As the Pew Research Center has illustrated with data, illegal immigrants are also leaving the U.S. since 2007 faster than have been coming in. And there are fewer illegal Mexican immigrants in the United States today than there were in 2005.
Why? A major reason is that Mexico, the largest source of illegal immigrants to the U.S., became a better place to live. It shed its socialistic one-party political system in the late 1990s and adopted the very sort of free-trade policies that Trump now criticizes. Mexico signed free trade agreements with 44 different countries. Its exports increased six-fold. The share of Mexicans surviving on less than two dollars per day plunged from 20 percent in 1996 to just 4 percent in 2012.

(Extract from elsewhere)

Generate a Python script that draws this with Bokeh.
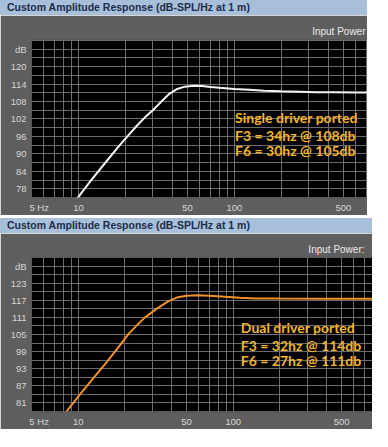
from bokeh.plotting import figure
from bokeh.models import FixedTicker, Div
from bokeh.layouts import column
from bokeh.core.properties import value
from bokeh.embed import file_html
from bokeh.resources import INLINE

HEADER = "Custom Amplitude Response (dB-SPL/Hz at 1 m)"

# Single driver ported (white curve)
freq_single = [9.5, 10, 12, 15, 18, 20.6, 24, 27, 30, 34, 38, 43, 48, 55, 62, 70, 80,
               100, 125, 155, 200, 260, 330, 450, 600, 800]
db_single = [73.5, 75.2, 80.8, 87.2, 92.4, 96.0, 100.0, 102.8, 105.0, 108.0, 110.5, 112.3,
             113.1, 113.4, 113.3, 113.0, 112.7, 112.3, 112.0, 111.7, 111.5, 111.35, 111.2,
             111.15, 111.1, 111.1]

# Dual driver ported (orange curve)
freq_dual = [8, 8.4, 10, 12, 15, 18, 21.2, 24, 27, 32, 38, 44, 50, 60, 70, 89, 110, 140,
             200, 400, 900]
db_dual = [76.5, 78.0, 83.2, 88.5, 94.8, 100.2, 105.3, 108.3, 111.0, 114.0, 116.6, 118.1,
           118.6, 118.8, 118.6, 118.2, 117.9, 117.65, 117.6, 117.55, 117.55]

x_tick_hz = [5, 10, 50, 100, 500]
x_tick_labels = ["5 Hz", "10", "50", "100", "500"]
x_grid_hz = [5, 6, 7, 8, 9, 10, 20, 30, 40, 50, 60, 70, 80, 90, 100,
             200, 300, 400, 500, 600, 700, 800, 900]

y_ticks_single = [78, 84, 90, 96, 102, 108, 114, 120, 126]
y_labels_single = ["78", "84", "90", "96", "102", "108", "114", "120", "dB"]
y_grid_single = [75, 78, 81, 84, 87, 90, 93, 96, 99, 102, 105, 108, 111, 114, 117, 120, 123, 126, 129]

y_ticks_dual = [81, 87, 93, 99, 105, 111, 117, 123, 129]
y_labels_dual = ["81", "87", "93", "99", "105", "111", "117", "123", "dB"]
y_grid_dual = [78, 81, 84, 87, 90, 93, 96, 99, 102, 105, 108, 111, 114, 117, 120, 123, 126, 129, 132]

notes_single = ["Single driver ported", "F3 = 34hz @ 108db", "F6 = 30hz @ 105db"]
notes_dual = ["Dual driver ported", "F3 = 32hz @ 114db", "F6 = 27hz @ 111db"]

PANEL = "#5e5e5e"
HEAD_BG = "#a8bfd9"
GRID = "#6c6c6c"
TXT = "#d6d6d6"
NOTE = "#f2b52c"


def header(width, top_gap):
    html = ('<div style="background:%s;height:15px;line-height:15px;padding-left:7px;'
            'box-sizing:border-box;width:%dpx;font-family:\'Liberation Sans\';font-weight:bold;'
            'font-size:10.5px;color:#1c2c4c;white-space:nowrap;overflow:hidden;">%s</div>'
            % (HEAD_BG, width, HEADER))
    return Div(text=html, width=width, height=15, margin=(top_gap, 0, 0, 0))


def panel(width, height, xr, yr, left, top, bottom, title_text, title_offset,
          yt, yl, yg, fx, fy, color, notes, nx, ny):
    p = figure(width=width, height=height, x_axis_type="log", x_range=xr, y_range=yr,
               output_backend="svg", toolbar_location=None,
               min_border_left=left, min_border_right=0, min_border_top=top,
               min_border_bottom=bottom)
    p.background_fill_color = "black"
    p.border_fill_color = PANEL
    p.outline_line_color = None

    p.title.text = title_text
    p.title.align = "right"
    p.title.text_color = "#e8e8e8"
    p.title.text_font = "Liberation Sans"
    p.title.text_font_style = "normal"
    p.title.text_font_size = "10px"
    p.title.standoff = 6
    p.title.offset = title_offset

    # x axis: first label sits just right of the 5 Hz edge, as in the original
    label_pos = [5.6] + x_tick_hz[1:]
    p.xaxis.ticker = FixedTicker(ticks=label_pos)
    p.xaxis.major_label_overrides = {k: v for k, v in zip(label_pos, x_tick_labels)}
    p.yaxis.ticker = FixedTicker(ticks=yt)
    p.yaxis.major_label_overrides = {k: v for k, v in zip(yt, yl)}
    for ax in (p.xaxis[0], p.yaxis[0]):
        ax.axis_line_color = None
        ax.major_tick_line_color = None
        ax.minor_tick_line_color = None
        ax.major_tick_in = 0
        ax.major_tick_out = 0
        ax.major_label_text_color = TXT
        ax.major_label_text_font = "Liberation Sans"
        ax.major_label_text_font_size = "9.5px"
    p.xaxis.major_label_standoff = 4
    p.yaxis.major_label_standoff = 5

    p.xgrid.ticker = FixedTicker(ticks=x_grid_hz)
    p.ygrid.ticker = FixedTicker(ticks=yg)
    for g in (p.xgrid[0], p.ygrid[0]):
        g.grid_line_color = GRID
        g.grid_line_width = 1

    p.line(fx, fy, line_color=color, line_width=2)
    p.text(x=[nx] * 3, y=ny, text=notes, text_color=NOTE,
           text_font=value("Lato"), text_font_style="bold", text_font_size="14px",
           text_baseline="middle", text_align="left")
    return p


p1 = panel(367, 200, (5, 713), (75, 129.3), 31, 24, 17, "Input Power", 2,
           y_ticks_single, y_labels_single, y_grid_single,
           freq_single, db_single, "#f4f4f4", notes_single, 101, [102.6, 96.3, 91.0])
p2 = panel(372, 196, (5, 791), (78, 132), 29, 24, 16, "Input Power:", 8,
           y_ticks_dual, y_labels_dual, y_grid_dual,
           freq_dual, db_dual, "#f0922a", notes_dual, 112, [107.3, 101.3, 95.8])

layout = column(header(367, 0), p1, header(372, 3), p2, spacing=0)

open("out.html", "w").write(file_html(layout, INLINE))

Thus, the economic desperation that causes mass migration from Mexico has declined. Meanwhile, Mexico’s new crackdown on Central American immigrant traffic will likely lower the rate of illegal immigration to the U.S. even further.

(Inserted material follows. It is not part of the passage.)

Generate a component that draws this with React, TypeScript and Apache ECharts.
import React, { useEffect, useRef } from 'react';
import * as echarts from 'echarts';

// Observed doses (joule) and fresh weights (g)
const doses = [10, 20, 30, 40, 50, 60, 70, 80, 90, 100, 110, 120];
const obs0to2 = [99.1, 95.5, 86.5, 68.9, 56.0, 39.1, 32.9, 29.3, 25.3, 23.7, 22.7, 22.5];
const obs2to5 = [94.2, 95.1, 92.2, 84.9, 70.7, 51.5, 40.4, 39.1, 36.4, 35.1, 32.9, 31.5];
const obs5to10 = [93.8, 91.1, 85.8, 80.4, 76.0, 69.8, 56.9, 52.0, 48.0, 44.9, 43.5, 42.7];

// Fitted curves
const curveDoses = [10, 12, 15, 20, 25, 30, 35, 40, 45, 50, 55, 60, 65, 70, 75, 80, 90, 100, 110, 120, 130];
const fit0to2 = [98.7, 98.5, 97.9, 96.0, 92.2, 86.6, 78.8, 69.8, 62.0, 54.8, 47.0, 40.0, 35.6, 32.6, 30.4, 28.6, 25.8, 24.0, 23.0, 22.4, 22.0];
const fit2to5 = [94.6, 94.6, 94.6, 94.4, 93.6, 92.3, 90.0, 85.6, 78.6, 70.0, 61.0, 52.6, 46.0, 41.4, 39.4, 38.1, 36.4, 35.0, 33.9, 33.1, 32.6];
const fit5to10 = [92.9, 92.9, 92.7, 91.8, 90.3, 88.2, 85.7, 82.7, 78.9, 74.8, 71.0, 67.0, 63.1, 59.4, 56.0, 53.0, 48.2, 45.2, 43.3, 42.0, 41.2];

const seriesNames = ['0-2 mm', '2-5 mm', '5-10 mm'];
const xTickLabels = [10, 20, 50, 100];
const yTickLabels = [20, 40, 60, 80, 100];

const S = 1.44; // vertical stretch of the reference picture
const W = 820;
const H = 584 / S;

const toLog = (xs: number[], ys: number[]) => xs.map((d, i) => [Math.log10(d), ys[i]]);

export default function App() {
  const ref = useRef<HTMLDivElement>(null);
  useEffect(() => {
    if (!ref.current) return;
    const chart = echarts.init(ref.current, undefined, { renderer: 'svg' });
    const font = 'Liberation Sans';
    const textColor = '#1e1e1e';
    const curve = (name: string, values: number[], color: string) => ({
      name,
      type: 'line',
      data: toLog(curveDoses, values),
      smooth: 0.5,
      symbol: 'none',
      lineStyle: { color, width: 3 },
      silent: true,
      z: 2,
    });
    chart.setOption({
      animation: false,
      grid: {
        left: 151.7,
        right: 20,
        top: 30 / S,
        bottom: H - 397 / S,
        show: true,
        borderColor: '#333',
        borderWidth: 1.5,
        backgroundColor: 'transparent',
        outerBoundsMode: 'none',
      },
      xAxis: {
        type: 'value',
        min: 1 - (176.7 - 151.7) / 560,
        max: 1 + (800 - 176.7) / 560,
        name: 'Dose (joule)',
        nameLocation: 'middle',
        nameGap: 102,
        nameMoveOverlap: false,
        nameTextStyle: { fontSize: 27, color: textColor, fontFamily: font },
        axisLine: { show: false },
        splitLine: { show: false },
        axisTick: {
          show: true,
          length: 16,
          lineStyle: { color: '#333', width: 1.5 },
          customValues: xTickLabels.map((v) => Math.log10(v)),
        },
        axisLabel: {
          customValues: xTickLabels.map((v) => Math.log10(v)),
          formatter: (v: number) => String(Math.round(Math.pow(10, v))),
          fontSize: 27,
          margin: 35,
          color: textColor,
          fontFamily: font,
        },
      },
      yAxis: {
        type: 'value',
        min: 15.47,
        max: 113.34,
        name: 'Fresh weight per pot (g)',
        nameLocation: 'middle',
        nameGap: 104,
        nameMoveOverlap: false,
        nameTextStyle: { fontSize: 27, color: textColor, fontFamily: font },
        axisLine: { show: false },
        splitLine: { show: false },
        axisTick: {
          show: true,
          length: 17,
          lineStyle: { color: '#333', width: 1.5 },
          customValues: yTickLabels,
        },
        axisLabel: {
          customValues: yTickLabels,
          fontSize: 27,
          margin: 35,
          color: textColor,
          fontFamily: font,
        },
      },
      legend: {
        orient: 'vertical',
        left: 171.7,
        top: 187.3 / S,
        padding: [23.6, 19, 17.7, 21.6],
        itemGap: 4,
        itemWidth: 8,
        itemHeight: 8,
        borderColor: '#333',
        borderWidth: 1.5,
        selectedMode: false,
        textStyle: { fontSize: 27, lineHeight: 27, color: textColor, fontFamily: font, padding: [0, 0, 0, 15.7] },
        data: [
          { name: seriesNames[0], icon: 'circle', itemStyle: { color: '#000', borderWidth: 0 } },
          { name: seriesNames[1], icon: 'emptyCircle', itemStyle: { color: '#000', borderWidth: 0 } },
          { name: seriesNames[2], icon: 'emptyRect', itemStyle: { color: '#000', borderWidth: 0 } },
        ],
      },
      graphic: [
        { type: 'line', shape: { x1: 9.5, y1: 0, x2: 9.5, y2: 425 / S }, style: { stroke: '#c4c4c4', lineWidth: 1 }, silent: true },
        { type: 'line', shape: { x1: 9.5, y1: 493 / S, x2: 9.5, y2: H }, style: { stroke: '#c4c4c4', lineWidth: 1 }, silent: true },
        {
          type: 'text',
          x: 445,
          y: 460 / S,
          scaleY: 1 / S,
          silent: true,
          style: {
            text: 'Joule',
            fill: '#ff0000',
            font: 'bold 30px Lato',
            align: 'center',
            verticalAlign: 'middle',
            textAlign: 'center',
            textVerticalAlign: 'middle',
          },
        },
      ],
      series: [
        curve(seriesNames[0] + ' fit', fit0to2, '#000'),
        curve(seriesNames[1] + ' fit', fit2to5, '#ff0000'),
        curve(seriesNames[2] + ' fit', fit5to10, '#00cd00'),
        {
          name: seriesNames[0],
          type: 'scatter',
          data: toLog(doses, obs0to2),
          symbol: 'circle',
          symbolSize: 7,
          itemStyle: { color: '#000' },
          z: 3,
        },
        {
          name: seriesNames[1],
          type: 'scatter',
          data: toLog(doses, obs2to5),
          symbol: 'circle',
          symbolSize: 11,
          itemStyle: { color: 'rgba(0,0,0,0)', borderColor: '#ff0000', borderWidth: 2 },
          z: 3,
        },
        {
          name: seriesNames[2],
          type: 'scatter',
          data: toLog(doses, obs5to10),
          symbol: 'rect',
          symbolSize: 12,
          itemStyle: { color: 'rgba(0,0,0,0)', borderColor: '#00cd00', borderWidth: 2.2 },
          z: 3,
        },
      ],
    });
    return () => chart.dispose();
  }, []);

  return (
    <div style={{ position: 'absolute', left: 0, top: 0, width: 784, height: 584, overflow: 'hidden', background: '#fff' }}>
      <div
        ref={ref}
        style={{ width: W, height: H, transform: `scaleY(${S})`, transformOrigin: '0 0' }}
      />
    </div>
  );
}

This is not to say that immigration enforcement is a non-issue. For example, President Obama’s unilateral attempt to confer legal status on millions of illegal residents is a brazen, lawless challenge to America’s constitutional order.
Moreover, the idea of politically correct municipal governments protecting convicted criminals from deportation is something no reasonable person should accept. This is why the much-maligned establishment GOP leaders in Congress are set to pass a law against sanctuary city policies (it has already passed the House).
Yet even on that very legitimate issue of safety, the available evidence suggests a criminal immigrant problem that is much smaller than Trump’s rhetoric.
Take his own question, designed to cater to feminist hysteria: “Who is doing the raping?” In Texas, whose government tracks immigrant crime, legal and illegal immigrants together comprise about 16.5 percent of the population and (averaged over a four-year period) about 19 percent of those charged with rape and the other crimes that fall under the state’s definition of “sexual assault” in any given year.
Part of taking the immigration issue seriously involves talking about it. Trump has done that. But another part involves talking about it truthfully and offering realistic solutions. There, he continues to fail.